Even just getting all the data to the collaboration to analyse was a logistical challenge, especially for the South Pole Telescope. Its remote location gives it an excellent view of SgrA*, but the enormous amount of data it gathers is too large to send by the limited internet available at the South Pole. The data had to be collected on discs and flown out by plane—which can only happen during the Antarctic summer, between November and February, when the weather is safe enough to fly.
Scientists are particularly excited to finally have images of two black holes of very different sizes, which offers the opportunity to understand how they compare and contrast. They have also begun to use the new data to test theories and models of how gas behaves around supermassive black holes. This process is not yet fully understood but is thought to play a key role in shaping the formation and evolution of galaxies.
“Now we can study the differences between these two supermassive black holes to gain valuable new clues about how this important process works,” said Event Horizon Telescope scientist Keiichi Asada from the Institute of Astronomy and Astrophysics, Academia Sinica, Taipei. “We have images for two black holes — one at the large end and one at the small end of supermassive black holes in the Universe — so we can go a lot further in testing how gravity behaves in these extreme environments than ever before.”
Progress on the Event Horizon Telescope continues: a major observation campaign in March 2022 included more telescopes than ever before. The ongoing expansion of the Event Horizon Telescope network and significant technological upgrades will allow scientists to share even more impressive images as well as movies of black holes in the near future.

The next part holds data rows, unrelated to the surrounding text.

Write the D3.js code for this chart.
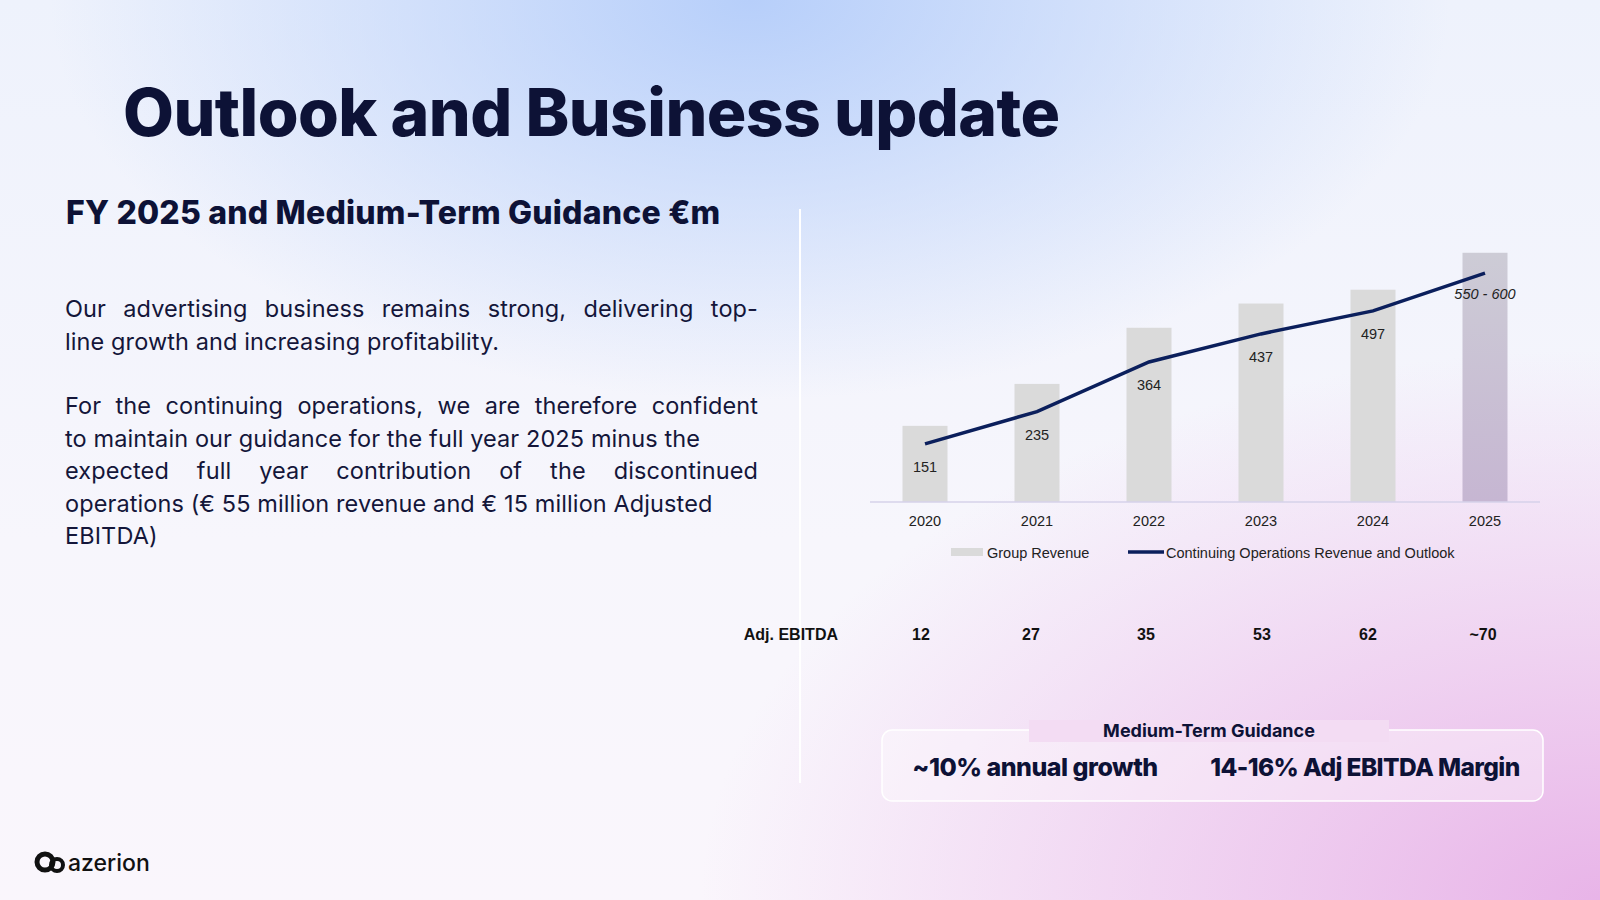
<!DOCTYPE html>
<html><head><meta charset="utf-8">
<script src="https://cdn.jsdelivr.net/npm/d3@7"></script>
<style>
body{margin:0;width:1600px;height:900px;overflow:hidden;font-family:Inter,"Noto Sans",sans-serif;
background:
 radial-gradient(ellipse 700px 400px at 750px 0px, rgba(180,205,250,0.95), rgba(200,215,250,0) 100%),
 radial-gradient(ellipse 900px 550px at 1600px 900px, rgba(232,180,232,1), rgba(240,200,240,0) 100%),
 linear-gradient(180deg,#eef2fc 0%,#f7f6fc 60%,#faf6fc 100%);}
#body{position:absolute;left:65px;top:293px;width:693px;font-family:Inter,"Noto Sans",sans-serif;font-size:23.5px;font-weight:400;line-height:32.5px;color:#14163a;letter-spacing:0.1px}
#body div.j{text-align:justify;text-align-last:justify;white-space:nowrap}
#body div.gap{height:32px}
svg{position:absolute;left:0;top:0}
</style></head><body>
<div id="body">
<div class="j">Our advertising business remains strong, delivering top-</div>
<div>line growth and increasing profitability.</div>
<div class="gap"></div>
<div class="j">For the continuing operations, we are therefore confident</div>
<div>to maintain our guidance for the full year 2025 minus the</div>
<div class="j">expected full year contribution of the discontinued</div>
<div>operations (€ 55 million revenue and € 15 million Adjusted</div>
<div>EBITDA)</div>
</div>
<svg id="c" width="1600" height="900"></svg>
<script>
const years = ["2020","2021","2022","2023","2024","2025"];
const groupRevenue = [198, 307, 453, 516, 552, 648];
const continuingRevenue = [151, 235, 364, 437, 497, 595];
const lineLabels = ["151","235","364","437","497","550 - 600"];
const adjEbitda = ["12","27","35","53","62","~70"];

const svg = d3.select("#c");
const navy = "#0d1236";

svg.append("text").attr("x",123).attr("y",136).attr("font-size",66).attr("font-weight",800)
  .attr("fill",navy).attr("letter-spacing","-0.6").text("Outlook and Business update");
svg.append("text").attr("x",66).attr("y",224).attr("font-size",32).attr("font-weight",800)
  .attr("fill",navy).attr("letter-spacing","0.2").text("FY 2025 and Medium-Term Guidance €m");

// divider
svg.append("line").attr("x1",800).attr("x2",800).attr("y1",209).attr("y2",783)
  .attr("stroke","#fff").attr("stroke-width",2);

const x = d3.scalePoint().domain(years).range([925,1485]);
const y = d3.scaleLinear().domain([0,650]).range([502,252]);
const bw = 45;
const cx = d => x(d);

const barFill = (d,i) => i === 5 ? "url(#g25)" : "#dadada";
const defs = svg.append("defs");
const lg = defs.append("linearGradient").attr("id","g25").attr("x1",0).attr("x2",0).attr("y1",0).attr("y2",1);
lg.append("stop").attr("offset","0").attr("stop-color","#cdccd6");
lg.append("stop").attr("offset","1").attr("stop-color","#c6b6d2");

svg.selectAll("rect.bar").data(groupRevenue).join("rect").attr("class","bar")
  .attr("x",(d,i)=>cx(years[i])-bw/2).attr("width",bw)
  .attr("y",d=>y(d)).attr("height",d=>y(0)-y(d)).attr("fill",barFill);

svg.append("line").attr("x1",870).attr("x2",1540).attr("y1",y(0)).attr("y2",y(0))
  .attr("stroke","#d6d2ea").attr("stroke-width",1.5);

const line = d3.line().x((d,i)=>cx(years[i])).y(d=>y(d));
svg.append("path").datum(continuingRevenue).attr("d",line).attr("fill","none")
  .attr("stroke","#0b1f5c").attr("stroke-width",3.5);

svg.selectAll("text.lab").data(lineLabels).join("text").attr("class","lab")
  .attr("x",(d,i)=>cx(years[i])).attr("y",(d,i)=>y(continuingRevenue[i])+ (i===5?26:28))
  .attr("text-anchor","middle").attr("font-family","Liberation Sans, Arial").attr("font-size",14.5)
  .attr("font-style",(d,i)=>i===5?"italic":"normal").attr("fill","#222").text(d=>d);

svg.selectAll("text.yr").data(years).join("text").attr("class","yr")
  .attr("x",d=>cx(d)).attr("y",526).attr("text-anchor","middle")
  .attr("font-family","Liberation Sans, Arial").attr("font-size",14.5).attr("fill","#222").text(d=>d);

// legend
const leg = svg.append("g").attr("font-family","Liberation Sans, Arial").attr("font-size",14.5).attr("fill","#222");
leg.append("rect").attr("x",951).attr("y",548).attr("width",32).attr("height",8).attr("fill","#dadada");
leg.append("text").attr("x",987).attr("y",558).text("Group Revenue");
leg.append("line").attr("x1",1128).attr("x2",1164).attr("y1",552).attr("y2",552).attr("stroke","#0b1f5c").attr("stroke-width",3.5);
leg.append("text").attr("x",1166).attr("y",558).text("Continuing Operations Revenue and Outlook");

// Adj EBITDA row
const ebX = [921, 1031, 1146, 1262, 1368, 1483];
svg.append("text").attr("x",838).attr("y",640).attr("text-anchor","end").attr("font-family","Liberation Sans, Arial")
  .attr("font-weight",700).attr("font-size",16).attr("fill","#111").text("Adj. EBITDA");
svg.selectAll("text.eb").data(adjEbitda).join("text").attr("class","eb")
  .attr("x",(d,i)=>ebX[i]).attr("y",640).attr("text-anchor","middle").attr("font-family","Liberation Sans, Arial")
  .attr("font-weight",700).attr("font-size",16).attr("fill","#111").text(d=>d);

// guidance box
svg.append("rect").attr("x",882).attr("y",730).attr("width",661).attr("height",71).attr("rx",10)
  .attr("fill","rgba(255,255,255,0.35)").attr("stroke","#fff").attr("stroke-width",1.5);
svg.append("rect").attr("x",1029).attr("y",720).attr("width",360).attr("height",22).attr("fill","#f3dcf3");
svg.append("text").attr("x",1209).attr("y",737).attr("text-anchor","middle").attr("font-size",18)
  .attr("font-weight",700).attr("fill",navy).text("Medium-Term Guidance");
svg.append("text").attr("x",1035).attr("y",776).attr("text-anchor","middle").attr("font-size",25)
  .attr("font-weight",800).attr("fill",navy).attr("letter-spacing","-0.5").text("~10% annual growth");
svg.append("text").attr("x",1365).attr("y",776).attr("text-anchor","middle").attr("font-size",24.5)
  .attr("font-weight",800).attr("fill",navy).attr("letter-spacing","-0.6").text("14-16% Adj EBITDA Margin");

// logo
const lgG = svg.append("g");
lgG.append("circle").attr("cx",45).attr("cy",862).attr("r",8).attr("fill","none").attr("stroke","#111").attr("stroke-width",5);
lgG.append("circle").attr("cx",57).attr("cy",865).attr("r",6).attr("fill","none").attr("stroke","#111").attr("stroke-width",4);
lgG.append("text").attr("x",68).attr("y",871).attr("font-size",23).attr("font-weight",500).attr("fill","#111").text("azerion");
</script></body></html>
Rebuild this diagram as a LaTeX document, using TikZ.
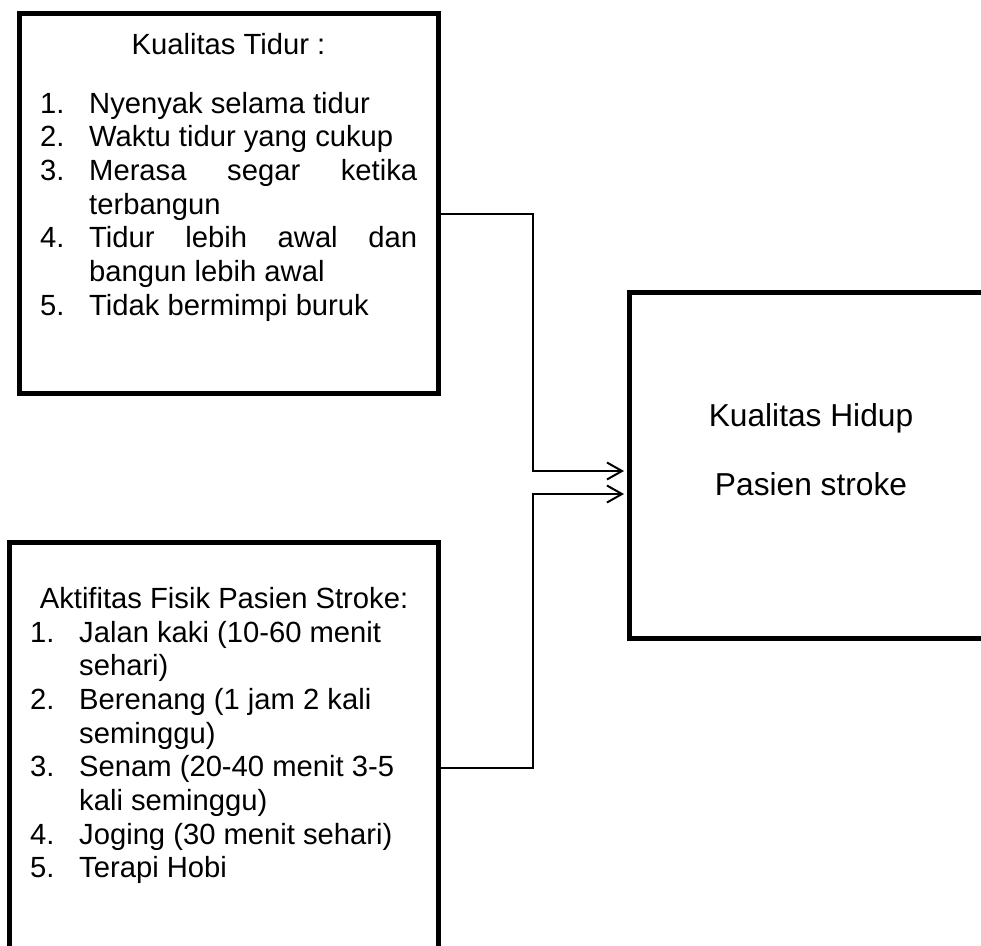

The South Pole Telescope collaboration is led by the University of Chicago and includes research groups at over a dozen institutions, including the UChicago-affiliated Argonne and Fermi national laboratories. Specialized Event Horizon Telescope instrumentation was provided by the University of Arizona. The participation of the South Pole Telescope in the Event Horizon Telescope is funded primarily by the National Science Foundation.